__Direction__
All of the lines below are to be printed again exactly; images are excluded from the output.

— START OF Given material —

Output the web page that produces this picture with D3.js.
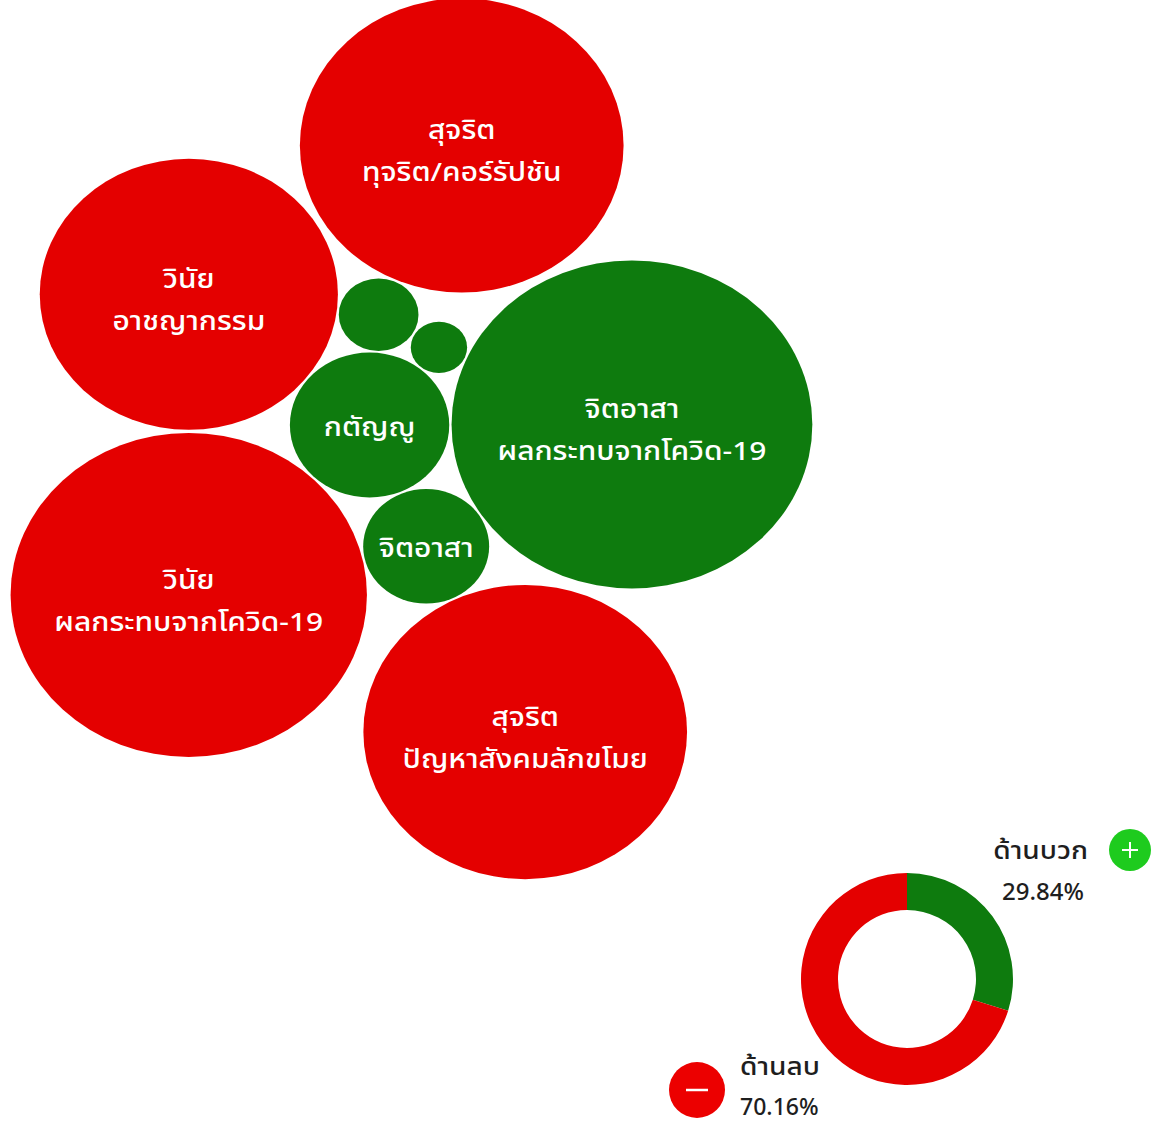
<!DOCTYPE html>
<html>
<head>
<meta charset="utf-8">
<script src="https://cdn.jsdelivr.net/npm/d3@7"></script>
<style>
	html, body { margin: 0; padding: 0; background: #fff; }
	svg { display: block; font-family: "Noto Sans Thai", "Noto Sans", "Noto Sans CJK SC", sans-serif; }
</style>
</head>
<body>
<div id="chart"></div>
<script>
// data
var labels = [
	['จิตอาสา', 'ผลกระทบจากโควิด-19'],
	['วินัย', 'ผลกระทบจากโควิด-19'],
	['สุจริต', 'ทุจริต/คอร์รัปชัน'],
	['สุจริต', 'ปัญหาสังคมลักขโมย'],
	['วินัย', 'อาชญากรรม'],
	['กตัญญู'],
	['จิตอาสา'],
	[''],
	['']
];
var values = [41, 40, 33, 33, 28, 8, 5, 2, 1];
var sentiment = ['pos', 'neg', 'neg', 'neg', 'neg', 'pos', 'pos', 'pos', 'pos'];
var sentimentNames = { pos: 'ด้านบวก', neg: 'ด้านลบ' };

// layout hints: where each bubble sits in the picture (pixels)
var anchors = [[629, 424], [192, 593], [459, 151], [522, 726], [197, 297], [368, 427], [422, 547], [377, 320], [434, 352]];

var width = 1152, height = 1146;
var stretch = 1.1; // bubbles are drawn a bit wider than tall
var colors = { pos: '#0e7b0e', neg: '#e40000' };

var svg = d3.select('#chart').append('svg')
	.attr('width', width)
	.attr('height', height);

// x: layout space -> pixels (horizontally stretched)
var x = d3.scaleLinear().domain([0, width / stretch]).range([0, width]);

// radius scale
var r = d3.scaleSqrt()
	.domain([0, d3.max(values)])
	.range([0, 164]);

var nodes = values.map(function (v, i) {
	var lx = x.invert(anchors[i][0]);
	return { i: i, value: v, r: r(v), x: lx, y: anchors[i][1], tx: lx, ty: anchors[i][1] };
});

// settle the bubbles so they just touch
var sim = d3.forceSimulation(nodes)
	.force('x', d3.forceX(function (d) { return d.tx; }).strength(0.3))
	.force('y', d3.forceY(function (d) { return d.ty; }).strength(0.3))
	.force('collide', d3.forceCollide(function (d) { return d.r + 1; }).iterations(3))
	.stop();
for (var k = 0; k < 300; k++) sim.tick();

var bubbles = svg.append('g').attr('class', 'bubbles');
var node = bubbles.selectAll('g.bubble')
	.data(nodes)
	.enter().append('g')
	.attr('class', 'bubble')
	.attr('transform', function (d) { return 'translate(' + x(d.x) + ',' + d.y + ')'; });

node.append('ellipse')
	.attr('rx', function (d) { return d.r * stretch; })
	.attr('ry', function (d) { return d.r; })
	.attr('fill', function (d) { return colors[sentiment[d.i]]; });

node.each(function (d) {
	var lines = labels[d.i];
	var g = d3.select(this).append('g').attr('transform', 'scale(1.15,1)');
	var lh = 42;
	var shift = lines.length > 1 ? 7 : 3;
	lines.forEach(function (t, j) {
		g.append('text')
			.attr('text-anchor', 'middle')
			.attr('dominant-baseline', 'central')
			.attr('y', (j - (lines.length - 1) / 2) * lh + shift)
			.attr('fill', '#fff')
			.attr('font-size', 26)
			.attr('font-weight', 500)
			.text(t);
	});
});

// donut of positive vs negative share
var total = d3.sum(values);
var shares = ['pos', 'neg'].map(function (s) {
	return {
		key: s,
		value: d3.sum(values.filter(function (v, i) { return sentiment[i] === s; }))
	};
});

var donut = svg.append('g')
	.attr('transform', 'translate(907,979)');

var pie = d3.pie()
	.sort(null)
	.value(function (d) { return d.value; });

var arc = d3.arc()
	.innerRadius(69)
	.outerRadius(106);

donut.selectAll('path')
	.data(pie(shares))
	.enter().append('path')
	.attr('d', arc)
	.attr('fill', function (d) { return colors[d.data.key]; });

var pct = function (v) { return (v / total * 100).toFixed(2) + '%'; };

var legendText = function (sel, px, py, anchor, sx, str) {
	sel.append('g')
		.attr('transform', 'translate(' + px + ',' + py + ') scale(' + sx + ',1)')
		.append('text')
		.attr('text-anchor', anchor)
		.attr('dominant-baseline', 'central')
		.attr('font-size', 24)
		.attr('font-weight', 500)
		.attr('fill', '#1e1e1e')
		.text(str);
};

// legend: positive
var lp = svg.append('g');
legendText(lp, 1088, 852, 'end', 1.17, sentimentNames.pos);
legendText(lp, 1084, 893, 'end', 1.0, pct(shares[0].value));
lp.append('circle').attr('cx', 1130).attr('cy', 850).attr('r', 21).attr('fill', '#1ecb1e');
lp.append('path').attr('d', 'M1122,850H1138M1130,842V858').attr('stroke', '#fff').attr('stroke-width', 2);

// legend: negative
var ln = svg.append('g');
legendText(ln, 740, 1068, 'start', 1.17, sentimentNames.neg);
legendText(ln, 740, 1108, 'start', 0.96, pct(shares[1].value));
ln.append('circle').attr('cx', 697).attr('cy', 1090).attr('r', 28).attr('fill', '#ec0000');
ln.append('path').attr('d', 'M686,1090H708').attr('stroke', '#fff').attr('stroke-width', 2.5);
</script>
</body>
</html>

— END OF Given material —

__Written reply__
Output the web page that produces this picture with D3.js.
<!DOCTYPE html>
<html>
<head>
<meta charset="utf-8">
<script src="https://cdn.jsdelivr.net/npm/d3@7"></script>
<style>
	html, body { margin: 0; padding: 0; background: #fff; }
	svg { display: block; font-family: "Noto Sans Thai", "Noto Sans", "Noto Sans CJK SC", sans-serif; }
</style>
</head>
<body>
<div id="chart"></div>
<script>
// data
var labels = [
	['จิตอาสา', 'ผลกระทบจากโควิด-19'],
	['วินัย', 'ผลกระทบจากโควิด-19'],
	['สุจริต', 'ทุจริต/คอร์รัปชัน'],
	['สุจริต', 'ปัญหาสังคมลักขโมย'],
	['วินัย', 'อาชญากรรม'],
	['กตัญญู'],
	['จิตอาสา'],
	[''],
	['']
];
var values = [41, 40, 33, 33, 28, 8, 5, 2, 1];
var sentiment = ['pos', 'neg', 'neg', 'neg', 'neg', 'pos', 'pos', 'pos', 'pos'];
var sentimentNames = { pos: 'ด้านบวก', neg: 'ด้านลบ' };

// layout hints: where each bubble sits in the picture (pixels)
var anchors = [[629, 424], [192, 593], [459, 151], [522, 726], [197, 297], [368, 427], [422, 547], [377, 320], [434, 352]];

var width = 1152, height = 1146;
var stretch = 1.1; // bubbles are drawn a bit wider than tall
var colors = { pos: '#0e7b0e', neg: '#e40000' };

var svg = d3.select('#chart').append('svg')
	.attr('width', width)
	.attr('height', height);

// x: layout space -> pixels (horizontally stretched)
var x = d3.scaleLinear().domain([0, width / stretch]).range([0, width]);

// radius scale
var r = d3.scaleSqrt()
	.domain([0, d3.max(values)])
	.range([0, 164]);

var nodes = values.map(function (v, i) {
	var lx = x.invert(anchors[i][0]);
	return { i: i, value: v, r: r(v), x: lx, y: anchors[i][1], tx: lx, ty: anchors[i][1] };
});

// settle the bubbles so they just touch
var sim = d3.forceSimulation(nodes)
	.force('x', d3.forceX(function (d) { return d.tx; }).strength(0.3))
	.force('y', d3.forceY(function (d) { return d.ty; }).strength(0.3))
	.force('collide', d3.forceCollide(function (d) { return d.r + 1; }).iterations(3))
	.stop();
for (var k = 0; k < 300; k++) sim.tick();

var bubbles = svg.append('g').attr('class', 'bubbles');
var node = bubbles.selectAll('g.bubble')
	.data(nodes)
	.enter().append('g')
	.attr('class', 'bubble')
	.attr('transform', function (d) { return 'translate(' + x(d.x) + ',' + d.y + ')'; });

node.append('ellipse')
	.attr('rx', function (d) { return d.r * stretch; })
	.attr('ry', function (d) { return d.r; })
	.attr('fill', function (d) { return colors[sentiment[d.i]]; });

node.each(function (d) {
	var lines = labels[d.i];
	var g = d3.select(this).append('g').attr('transform', 'scale(1.15,1)');
	var lh = 42;
	var shift = lines.length > 1 ? 7 : 3;
	lines.forEach(function (t, j) {
		g.append('text')
			.attr('text-anchor', 'middle')
			.attr('dominant-baseline', 'central')
			.attr('y', (j - (lines.length - 1) / 2) * lh + shift)
			.attr('fill', '#fff')
			.attr('font-size', 26)
			.attr('font-weight', 500)
			.text(t);
	});
});

// donut of positive vs negative share
var total = d3.sum(values);
var shares = ['pos', 'neg'].map(function (s) {
	return {
		key: s,
		value: d3.sum(values.filter(function (v, i) { return sentiment[i] === s; }))
	};
});

var donut = svg.append('g')
	.attr('transform', 'translate(907,979)');

var pie = d3.pie()
	.sort(null)
	.value(function (d) { return d.value; });

var arc = d3.arc()
	.innerRadius(69)
	.outerRadius(106);

donut.selectAll('path')
	.data(pie(shares))
	.enter().append('path')
	.attr('d', arc)
	.attr('fill', function (d) { return colors[d.data.key]; });

var pct = function (v) { return (v / total * 100).toFixed(2) + '%'; };

var legendText = function (sel, px, py, anchor, sx, str) {
	sel.append('g')
		.attr('transform', 'translate(' + px + ',' + py + ') scale(' + sx + ',1)')
		.append('text')
		.attr('text-anchor', anchor)
		.attr('dominant-baseline', 'central')
		.attr('font-size', 24)
		.attr('font-weight', 500)
		.attr('fill', '#1e1e1e')
		.text(str);
};

// legend: positive
var lp = svg.append('g');
legendText(lp, 1088, 852, 'end', 1.17, sentimentNames.pos);
legendText(lp, 1084, 893, 'end', 1.0, pct(shares[0].value));
lp.append('circle').attr('cx', 1130).attr('cy', 850).attr('r', 21).attr('fill', '#1ecb1e');
lp.append('path').attr('d', 'M1122,850H1138M1130,842V858').attr('stroke', '#fff').attr('stroke-width', 2);

// legend: negative
var ln = svg.append('g');
legendText(ln, 740, 1068, 'start', 1.17, sentimentNames.neg);
legendText(ln, 740, 1108, 'start', 0.96, pct(shares[1].value));
ln.append('circle').attr('cx', 697).attr('cy', 1090).attr('r', 28).attr('fill', '#ec0000');
ln.append('path').attr('d', 'M686,1090H708').attr('stroke', '#fff').attr('stroke-width', 2.5);
</script>
</body>
</html>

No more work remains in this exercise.